3. The coaches, NOT THE PLAYERS, are to blame for the bad defense
And this is an important point because Bunting hung his defense out to dry after the Rutgers loss. Granted he was not totally without merit but now we know the source of the defensive issues at UNC rests on the coaching staff not the players. And you need no further evidence of this than too look at Bunting's comments after the Furman game in which he said they did not practice for some of the Furman offensive sets because they were older sets the Paladins did not use anymore. Well, that's fine, I guess, but I would think you would talk about it some and if it was "in the back of your mind" that Furman might use these sets then how is it you did not have adjustments ready. It was obvious to me that Furman made a huge point of adjusting at halftime to whatever UNC was doing on defense by breaking these sets out in the second half. So why, pray tell, did the UNC coaching staff not make similar adjustments to counter it? I just cannot buy into the fact the players on the field screwed this up by failing to physically execute. Sure they made some mistakes but there is no excuse for the way that defense played and the blame falls squarely on the coaches. And since John Bunting was a defensive coach it really magnifies the problem that he is unable to field a defense that can stop a I-AA team from getting 42 ponts and 500 yards of offense.
I think the evidence is clear that the best way to beat UNC is to use a variety of offensive looks which require play-to-play or series-to-series adjustments by the coaching staff. If a team is having trouble moving the ball against UNC then all they need to do is make some radical adjustments to do some unexpected stuff and then watch Bunting et.al fail to adjust the defense to match it. Quality defensive teams might get burned once or twice on a set but once they adjust to whatever new thing the offense is doing then they do a good job of shutting them down. I believe there is sufficient talent on the UNC defense to have kept Furman under 20 points. I also believe there is sufficient personnel on the UNC defense to make the necessary plays against most of the offenses they will face going forward.

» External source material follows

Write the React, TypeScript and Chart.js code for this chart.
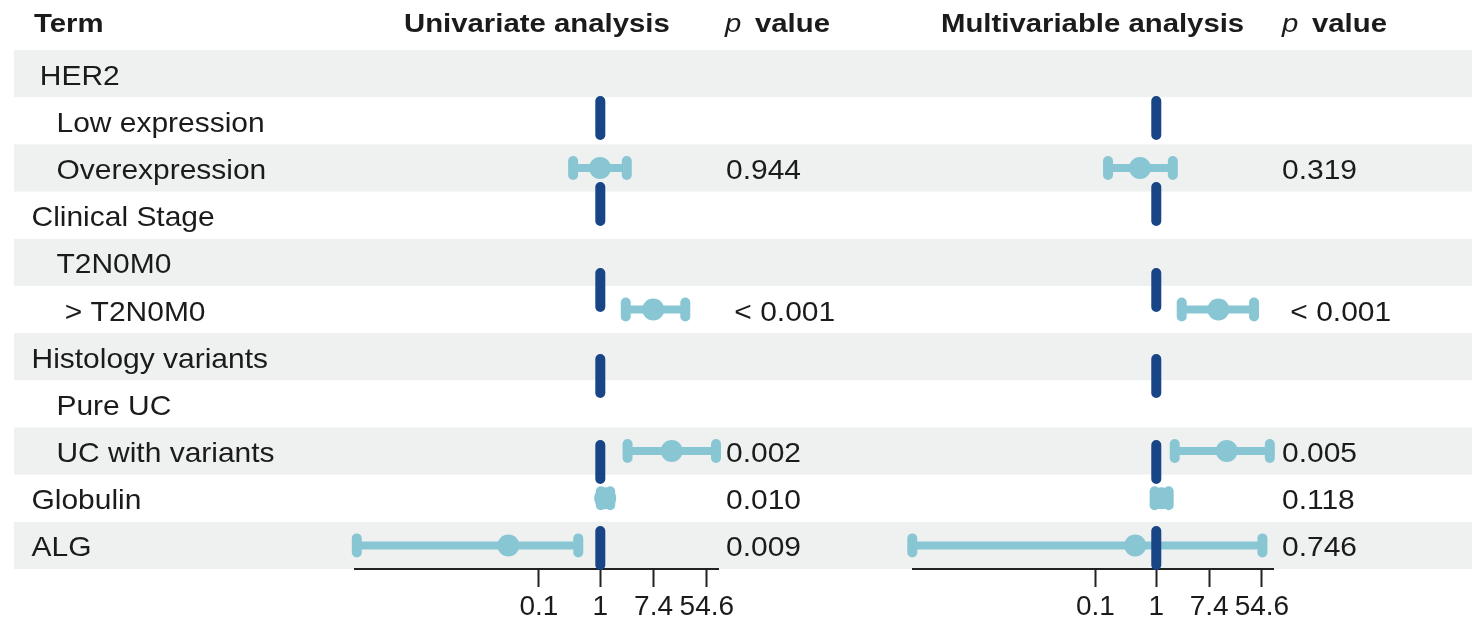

The question is whether these players will receive the proper preparation from the coaching staff and whether that coaching staff is able to make the adjustments on the fly to answer the opposing team's offense.
If not, it is going to be a very, very long day in South Bend on November 4th and if the same thing happens there that happened against Furman(or Louisville last season) then the only thing I want to hear from John Bunting is: It's all my fault.